Technology is astounding. Not just in what it can do, but in the need it creates to iteratively morph and self-perpetuate as one tool leads to a need for the next.
eDiscovery is a perfect example. Before we put the “e” in front of it, discovery in litigation was mostly an exercise in the exchange of bankers’ boxes filled with documents that opposing counsel would review for evidence. Simple concept, right?
Today, although the goal of discovery has remained exactly the same, the tools and technology created to address it comprise a billion dollar industry. In that small window between asking for and receiving documents for litigation or investigations, there are now multiple robust layers of advanced technology that exist primarily because other evolving technologies have enabled us to create more stuff than we can possibly manage any other way.
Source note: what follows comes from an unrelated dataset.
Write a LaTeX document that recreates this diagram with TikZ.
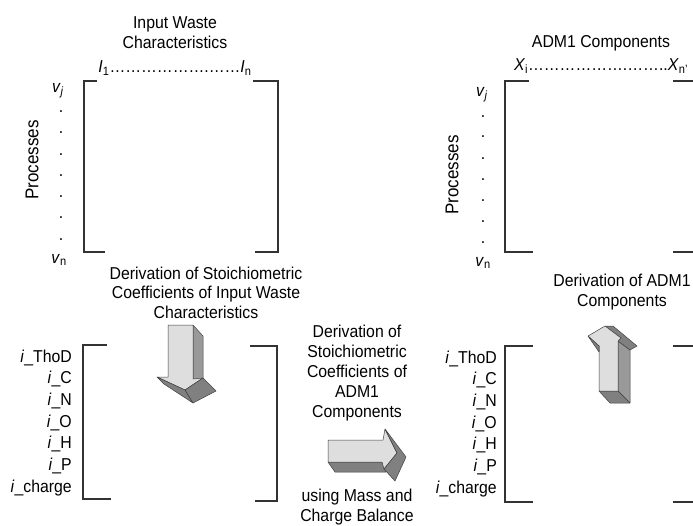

It’s “iterative morphing” at its best.
Such tools and technologies in the legal realm were on bold display at the recent Legaltech event in New York City. A sea of computer monitors sported multi-window displays of sophisticated analytics for data processing, matter management, hosting platforms, predictive coding—you name it, there’s a technology for it, and often more than one.
What’s interesting, though, is the apparent disconnect between the “Wow!” of the exhibit floor and the reality of how lawyers understand and actually use “legal tech” for their matters. Because just steps from the exhibit floor were panel discussions where attendees showed scant evidence of living in the digitally-driven world on display, but rather appeared quite rooted in decidedly less “techie” ways of doing things. This seems especially true for eDiscovery solutions.
According to the latest ABA Tech Survey (2016), lawyers don’t use many of the newer technologies that are available today and remain skeptical about what they have to offer. When survey respondents were asked how they review and process eDiscovery, for example, some salient findings were:
- 43% don’t use any sort of e-discovery review solution and one-third don’t use any sort of cases analysis solution.
- The primary tool used to review e-discovery materials remains keyword searching (78%). Only a few used concept searching and predictive coding. These numbers have changed little from last year.
- Only 15% report using predictive coding to process or review e-discovery materials. The lowest percentage of use was at solo shops (7%), with the highest being at firms of between 100-499 lawyers (39%).*
Although the survey skews slightly in favor of smaller firms, these numbers are revealing. In areas where technology has made the most compelling inroads, for early case assessment, key document identification and—the true behemoth—document review, most lawyers aren’t turning to advanced technological solutions, they’re sticking with keyword search and linear review.
The main reasons? We’ve heard them before: newer technologies are seen as too expensive (among other revenue concerns), the learning curve is too steep, the technologies aren’t trusted.
Closer examination would show that these reasons don’t really hold up anymore. Used well and with appropriate QC, advanced technological tools and services are more cost-effective, have been found defensible, and provide benefits that incumbent methods cannot.
And, although it may be true that the learning curve with certain technologies may be a challenge for counsel, it needn’t be their lonely burden. Lawyers do have an ethical obligation to keep up with relevant technology so they can effectively and efficiently represent their clients, but this can mean either becoming proficient in new technologies or hiring expertise—often the best solution. There are expert service providers at the ready with whom they can collaborate to appropriately leverage technology without having to learn the nuts and bolts of every new tool.
To be fair, there are early-adopting firms and corporate counsel who are embracing new technologies along with those who say they plan to do so in the near future. One recent report on legal analytics by CTRL notes a major uptick in the “perception of analytics’ importance” and an increase in the number of organizations that say they “plan” to start using analytics for eDiscovery in the next 12 months.
Perceptions and plans aren’t quite the same as actions, but at least this reflects a growing awareness that the technology ship is well under sail and it’s best to be aboard before seas become even rougher.